To be done:
What are the lines from the one with "Output the component" through the one with "const GRID_START = 0.08;", inclusive? Output them exactly, and leave out the pictures.

Materials provided:
::::::::::
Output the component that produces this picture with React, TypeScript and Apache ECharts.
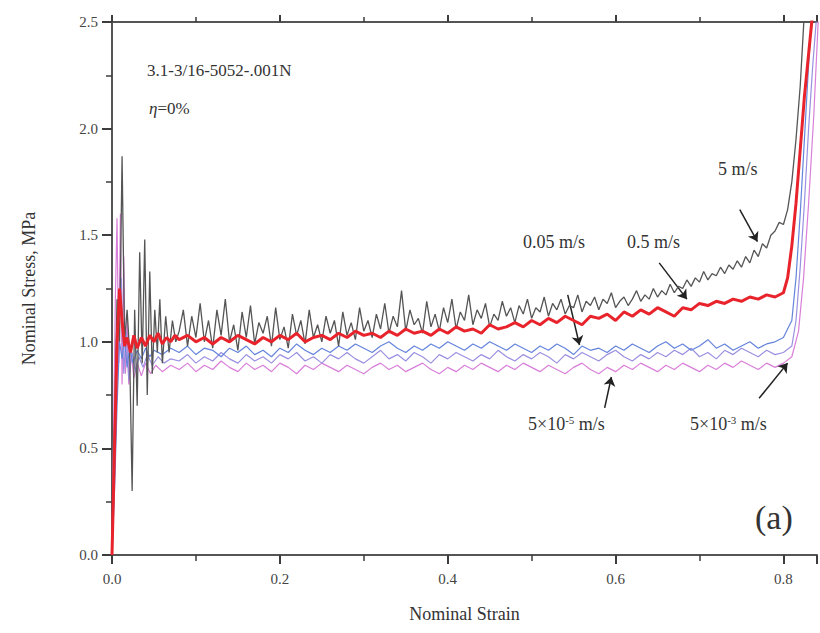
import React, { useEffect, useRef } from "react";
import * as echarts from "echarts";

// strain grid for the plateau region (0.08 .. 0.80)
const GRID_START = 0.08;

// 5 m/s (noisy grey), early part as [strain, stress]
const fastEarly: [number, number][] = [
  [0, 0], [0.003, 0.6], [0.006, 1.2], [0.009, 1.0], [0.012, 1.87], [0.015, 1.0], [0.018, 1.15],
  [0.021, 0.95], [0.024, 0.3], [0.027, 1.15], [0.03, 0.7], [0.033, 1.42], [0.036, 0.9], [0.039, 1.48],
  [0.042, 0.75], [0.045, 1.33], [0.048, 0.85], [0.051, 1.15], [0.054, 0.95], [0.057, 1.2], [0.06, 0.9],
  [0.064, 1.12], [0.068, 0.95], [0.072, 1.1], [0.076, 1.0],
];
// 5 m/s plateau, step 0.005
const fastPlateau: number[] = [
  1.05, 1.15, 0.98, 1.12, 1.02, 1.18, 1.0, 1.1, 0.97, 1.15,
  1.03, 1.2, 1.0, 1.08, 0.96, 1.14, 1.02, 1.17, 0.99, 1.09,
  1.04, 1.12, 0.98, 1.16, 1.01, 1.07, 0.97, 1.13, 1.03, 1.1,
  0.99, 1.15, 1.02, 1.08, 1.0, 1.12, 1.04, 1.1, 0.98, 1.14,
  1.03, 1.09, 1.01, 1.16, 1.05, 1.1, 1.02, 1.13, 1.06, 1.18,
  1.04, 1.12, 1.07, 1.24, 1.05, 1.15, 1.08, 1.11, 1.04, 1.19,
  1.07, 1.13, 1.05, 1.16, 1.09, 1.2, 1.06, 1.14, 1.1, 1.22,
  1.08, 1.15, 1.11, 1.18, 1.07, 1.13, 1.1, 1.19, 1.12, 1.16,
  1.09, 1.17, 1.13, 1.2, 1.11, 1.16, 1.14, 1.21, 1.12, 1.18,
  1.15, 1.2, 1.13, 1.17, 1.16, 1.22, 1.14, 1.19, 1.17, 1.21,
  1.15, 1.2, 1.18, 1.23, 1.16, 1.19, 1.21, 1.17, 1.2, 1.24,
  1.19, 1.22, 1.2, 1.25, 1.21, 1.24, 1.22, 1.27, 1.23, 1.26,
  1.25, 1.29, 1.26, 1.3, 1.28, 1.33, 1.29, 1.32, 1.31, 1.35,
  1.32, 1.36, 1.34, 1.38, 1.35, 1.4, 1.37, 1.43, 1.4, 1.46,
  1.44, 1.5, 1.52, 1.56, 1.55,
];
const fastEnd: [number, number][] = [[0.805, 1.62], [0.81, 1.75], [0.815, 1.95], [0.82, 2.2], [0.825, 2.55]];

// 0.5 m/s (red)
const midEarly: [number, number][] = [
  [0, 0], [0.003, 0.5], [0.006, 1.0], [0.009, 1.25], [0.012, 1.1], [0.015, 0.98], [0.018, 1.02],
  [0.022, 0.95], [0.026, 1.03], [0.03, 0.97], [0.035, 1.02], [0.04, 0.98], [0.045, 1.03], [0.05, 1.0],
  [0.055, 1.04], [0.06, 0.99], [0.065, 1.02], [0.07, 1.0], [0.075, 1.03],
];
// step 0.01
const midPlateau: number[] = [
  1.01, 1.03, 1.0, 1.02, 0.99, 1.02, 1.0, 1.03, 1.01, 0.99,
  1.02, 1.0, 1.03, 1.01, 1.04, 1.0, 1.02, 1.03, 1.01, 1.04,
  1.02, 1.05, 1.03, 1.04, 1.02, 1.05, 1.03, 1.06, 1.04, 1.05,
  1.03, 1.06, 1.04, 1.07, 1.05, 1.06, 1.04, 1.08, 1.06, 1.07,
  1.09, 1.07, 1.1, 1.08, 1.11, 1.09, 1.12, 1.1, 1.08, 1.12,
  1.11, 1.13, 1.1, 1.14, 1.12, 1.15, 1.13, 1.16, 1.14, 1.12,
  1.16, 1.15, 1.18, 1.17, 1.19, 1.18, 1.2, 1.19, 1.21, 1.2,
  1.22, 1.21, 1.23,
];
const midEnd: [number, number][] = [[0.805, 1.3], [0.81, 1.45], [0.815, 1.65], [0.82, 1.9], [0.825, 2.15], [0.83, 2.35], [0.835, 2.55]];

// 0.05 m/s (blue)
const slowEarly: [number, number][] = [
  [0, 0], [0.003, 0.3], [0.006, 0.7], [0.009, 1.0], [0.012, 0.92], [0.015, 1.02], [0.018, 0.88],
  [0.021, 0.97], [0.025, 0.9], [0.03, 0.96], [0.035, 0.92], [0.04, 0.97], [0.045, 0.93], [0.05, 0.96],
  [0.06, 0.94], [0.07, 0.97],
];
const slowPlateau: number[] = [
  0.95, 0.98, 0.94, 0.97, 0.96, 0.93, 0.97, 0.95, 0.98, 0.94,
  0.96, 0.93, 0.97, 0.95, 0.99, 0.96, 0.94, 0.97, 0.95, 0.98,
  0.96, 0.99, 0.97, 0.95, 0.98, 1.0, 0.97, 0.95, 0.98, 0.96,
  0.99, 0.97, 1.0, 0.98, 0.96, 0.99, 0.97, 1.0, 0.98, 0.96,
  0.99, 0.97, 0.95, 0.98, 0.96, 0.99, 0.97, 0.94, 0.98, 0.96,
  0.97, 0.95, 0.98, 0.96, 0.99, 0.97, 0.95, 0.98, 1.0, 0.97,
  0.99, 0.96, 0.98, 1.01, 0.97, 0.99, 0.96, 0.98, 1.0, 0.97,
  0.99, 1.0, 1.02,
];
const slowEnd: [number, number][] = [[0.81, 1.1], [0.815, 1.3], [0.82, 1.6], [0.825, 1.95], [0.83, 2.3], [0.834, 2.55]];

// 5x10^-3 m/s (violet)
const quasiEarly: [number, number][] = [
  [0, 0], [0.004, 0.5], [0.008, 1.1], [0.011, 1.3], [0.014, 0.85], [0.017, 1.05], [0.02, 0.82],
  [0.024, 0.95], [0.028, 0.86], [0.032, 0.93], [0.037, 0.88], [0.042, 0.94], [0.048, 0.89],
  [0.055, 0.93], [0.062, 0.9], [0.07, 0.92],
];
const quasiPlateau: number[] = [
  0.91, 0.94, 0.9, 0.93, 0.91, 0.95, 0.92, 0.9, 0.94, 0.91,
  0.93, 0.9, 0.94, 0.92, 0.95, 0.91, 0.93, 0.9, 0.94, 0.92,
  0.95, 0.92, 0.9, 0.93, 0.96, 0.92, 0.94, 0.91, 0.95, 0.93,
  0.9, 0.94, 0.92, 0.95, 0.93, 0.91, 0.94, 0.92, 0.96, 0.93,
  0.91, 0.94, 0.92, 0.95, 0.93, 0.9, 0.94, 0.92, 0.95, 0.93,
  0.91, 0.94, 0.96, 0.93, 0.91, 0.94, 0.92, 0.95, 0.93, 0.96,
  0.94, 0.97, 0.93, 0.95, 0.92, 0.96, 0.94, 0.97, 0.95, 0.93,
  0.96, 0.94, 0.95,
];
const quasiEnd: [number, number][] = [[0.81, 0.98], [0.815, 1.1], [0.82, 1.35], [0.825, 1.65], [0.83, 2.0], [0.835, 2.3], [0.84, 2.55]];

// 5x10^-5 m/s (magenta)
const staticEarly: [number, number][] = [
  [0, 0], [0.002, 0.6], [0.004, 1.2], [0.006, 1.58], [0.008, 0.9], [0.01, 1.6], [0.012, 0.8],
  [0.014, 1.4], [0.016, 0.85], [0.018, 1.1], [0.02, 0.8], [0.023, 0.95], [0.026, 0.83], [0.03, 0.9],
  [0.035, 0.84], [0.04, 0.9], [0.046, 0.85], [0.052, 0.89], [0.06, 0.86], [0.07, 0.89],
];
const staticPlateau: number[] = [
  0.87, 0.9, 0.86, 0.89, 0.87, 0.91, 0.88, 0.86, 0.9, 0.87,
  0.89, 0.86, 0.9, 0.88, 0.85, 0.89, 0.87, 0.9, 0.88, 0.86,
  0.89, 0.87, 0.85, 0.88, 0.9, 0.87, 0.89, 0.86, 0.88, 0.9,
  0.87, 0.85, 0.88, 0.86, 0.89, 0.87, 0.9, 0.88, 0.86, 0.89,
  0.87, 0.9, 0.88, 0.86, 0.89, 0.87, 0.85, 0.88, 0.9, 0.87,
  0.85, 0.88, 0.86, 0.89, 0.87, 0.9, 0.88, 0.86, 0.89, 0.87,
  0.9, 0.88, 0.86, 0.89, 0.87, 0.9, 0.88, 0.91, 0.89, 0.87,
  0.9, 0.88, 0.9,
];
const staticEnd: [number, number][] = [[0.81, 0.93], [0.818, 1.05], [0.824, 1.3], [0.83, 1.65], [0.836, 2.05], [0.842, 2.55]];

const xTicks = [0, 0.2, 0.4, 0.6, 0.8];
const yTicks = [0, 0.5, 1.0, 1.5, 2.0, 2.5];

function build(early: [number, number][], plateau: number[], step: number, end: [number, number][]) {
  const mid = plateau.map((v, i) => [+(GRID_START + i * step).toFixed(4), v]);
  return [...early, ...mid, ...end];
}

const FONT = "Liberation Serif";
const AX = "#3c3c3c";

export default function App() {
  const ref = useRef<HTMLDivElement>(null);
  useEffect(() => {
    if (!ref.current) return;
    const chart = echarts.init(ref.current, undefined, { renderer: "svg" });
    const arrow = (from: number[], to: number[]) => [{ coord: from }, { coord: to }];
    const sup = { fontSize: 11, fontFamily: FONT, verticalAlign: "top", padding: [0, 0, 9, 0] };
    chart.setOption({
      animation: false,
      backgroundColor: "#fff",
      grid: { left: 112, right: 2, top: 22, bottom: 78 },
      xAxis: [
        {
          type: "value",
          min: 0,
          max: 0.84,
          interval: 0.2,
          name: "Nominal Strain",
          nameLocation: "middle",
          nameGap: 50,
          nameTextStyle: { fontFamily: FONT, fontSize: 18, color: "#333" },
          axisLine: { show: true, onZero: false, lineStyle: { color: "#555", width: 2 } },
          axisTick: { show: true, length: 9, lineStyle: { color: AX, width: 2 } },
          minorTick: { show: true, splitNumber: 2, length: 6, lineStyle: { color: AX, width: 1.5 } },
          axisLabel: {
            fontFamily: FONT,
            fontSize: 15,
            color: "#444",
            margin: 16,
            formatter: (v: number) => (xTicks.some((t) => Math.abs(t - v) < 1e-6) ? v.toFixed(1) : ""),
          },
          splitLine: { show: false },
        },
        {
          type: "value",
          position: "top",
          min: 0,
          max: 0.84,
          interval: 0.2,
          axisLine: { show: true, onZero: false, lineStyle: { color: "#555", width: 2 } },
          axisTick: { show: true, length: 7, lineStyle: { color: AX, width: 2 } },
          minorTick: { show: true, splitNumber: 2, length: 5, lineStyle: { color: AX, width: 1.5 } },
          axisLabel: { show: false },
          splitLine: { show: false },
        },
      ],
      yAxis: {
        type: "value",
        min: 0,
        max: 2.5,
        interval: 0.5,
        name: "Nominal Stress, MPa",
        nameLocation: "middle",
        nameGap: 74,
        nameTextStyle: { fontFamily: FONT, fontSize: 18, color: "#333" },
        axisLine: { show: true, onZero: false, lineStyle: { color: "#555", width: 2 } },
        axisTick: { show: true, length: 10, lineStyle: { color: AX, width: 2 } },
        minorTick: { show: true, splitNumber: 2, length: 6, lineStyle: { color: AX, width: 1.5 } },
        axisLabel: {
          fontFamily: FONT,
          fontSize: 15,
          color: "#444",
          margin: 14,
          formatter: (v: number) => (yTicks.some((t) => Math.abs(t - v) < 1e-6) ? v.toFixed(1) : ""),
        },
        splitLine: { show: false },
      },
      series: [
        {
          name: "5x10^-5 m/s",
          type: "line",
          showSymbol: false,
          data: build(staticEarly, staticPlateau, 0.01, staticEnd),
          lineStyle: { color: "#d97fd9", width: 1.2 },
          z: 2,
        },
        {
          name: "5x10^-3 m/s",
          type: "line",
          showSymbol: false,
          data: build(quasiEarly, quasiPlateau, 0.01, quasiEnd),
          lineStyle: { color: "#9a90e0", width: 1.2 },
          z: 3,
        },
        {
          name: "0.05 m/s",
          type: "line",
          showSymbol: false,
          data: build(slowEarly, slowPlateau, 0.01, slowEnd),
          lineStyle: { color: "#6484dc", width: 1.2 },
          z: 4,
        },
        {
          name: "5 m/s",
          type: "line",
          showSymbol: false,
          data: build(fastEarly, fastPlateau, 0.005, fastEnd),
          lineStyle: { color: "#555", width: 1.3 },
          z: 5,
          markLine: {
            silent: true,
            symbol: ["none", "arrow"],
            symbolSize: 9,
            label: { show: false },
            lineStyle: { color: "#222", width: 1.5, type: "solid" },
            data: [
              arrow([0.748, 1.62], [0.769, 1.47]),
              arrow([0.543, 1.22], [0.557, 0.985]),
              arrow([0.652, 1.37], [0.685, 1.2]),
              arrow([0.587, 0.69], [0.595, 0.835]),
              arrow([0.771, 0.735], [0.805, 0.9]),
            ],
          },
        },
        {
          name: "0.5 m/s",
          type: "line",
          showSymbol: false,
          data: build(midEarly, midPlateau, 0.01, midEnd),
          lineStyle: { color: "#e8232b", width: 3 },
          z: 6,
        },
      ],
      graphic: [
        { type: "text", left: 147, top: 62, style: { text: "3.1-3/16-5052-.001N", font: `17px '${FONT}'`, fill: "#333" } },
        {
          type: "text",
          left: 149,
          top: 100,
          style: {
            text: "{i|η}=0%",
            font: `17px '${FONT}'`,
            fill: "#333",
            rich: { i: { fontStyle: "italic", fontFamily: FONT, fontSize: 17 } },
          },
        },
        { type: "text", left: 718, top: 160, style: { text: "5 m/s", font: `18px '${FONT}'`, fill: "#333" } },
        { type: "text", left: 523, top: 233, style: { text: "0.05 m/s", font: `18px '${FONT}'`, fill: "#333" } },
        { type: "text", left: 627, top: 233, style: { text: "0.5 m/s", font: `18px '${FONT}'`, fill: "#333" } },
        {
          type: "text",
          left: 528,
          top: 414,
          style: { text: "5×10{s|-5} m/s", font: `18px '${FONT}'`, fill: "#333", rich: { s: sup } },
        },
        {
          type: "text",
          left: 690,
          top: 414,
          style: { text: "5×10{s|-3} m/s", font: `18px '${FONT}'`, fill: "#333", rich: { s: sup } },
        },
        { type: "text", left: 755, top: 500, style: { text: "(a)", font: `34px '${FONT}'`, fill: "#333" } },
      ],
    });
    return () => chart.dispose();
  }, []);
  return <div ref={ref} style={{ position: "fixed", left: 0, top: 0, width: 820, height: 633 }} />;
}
::::::::::
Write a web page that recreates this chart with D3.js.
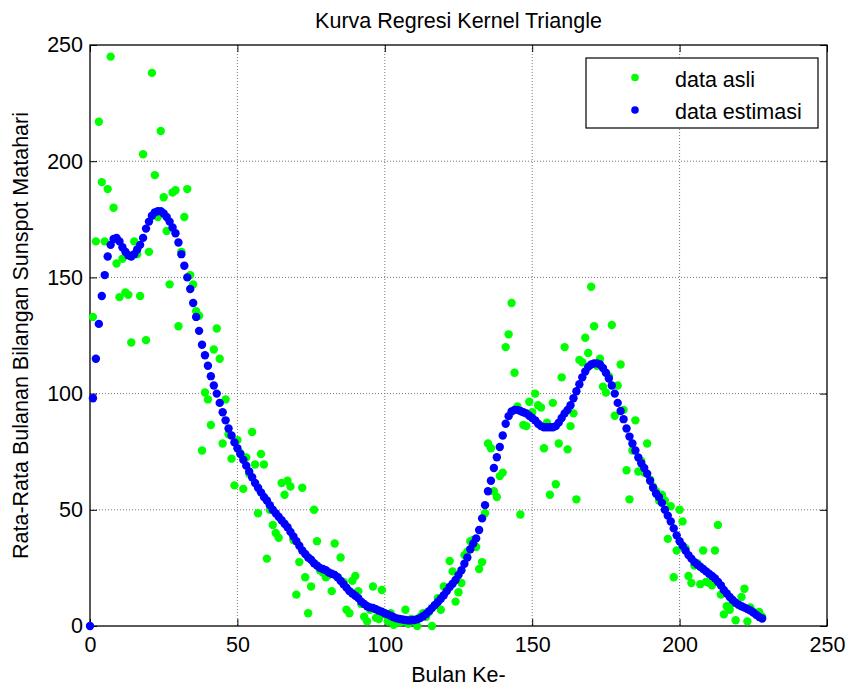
::::::::::
Task solution:
Output the component that produces this picture with React, TypeScript and Apache ECharts.
import React, { useEffect, useRef } from "react";
import * as echarts from "echarts";

// strain grid for the plateau region (0.08 .. 0.80)
const GRID_START = 0.08;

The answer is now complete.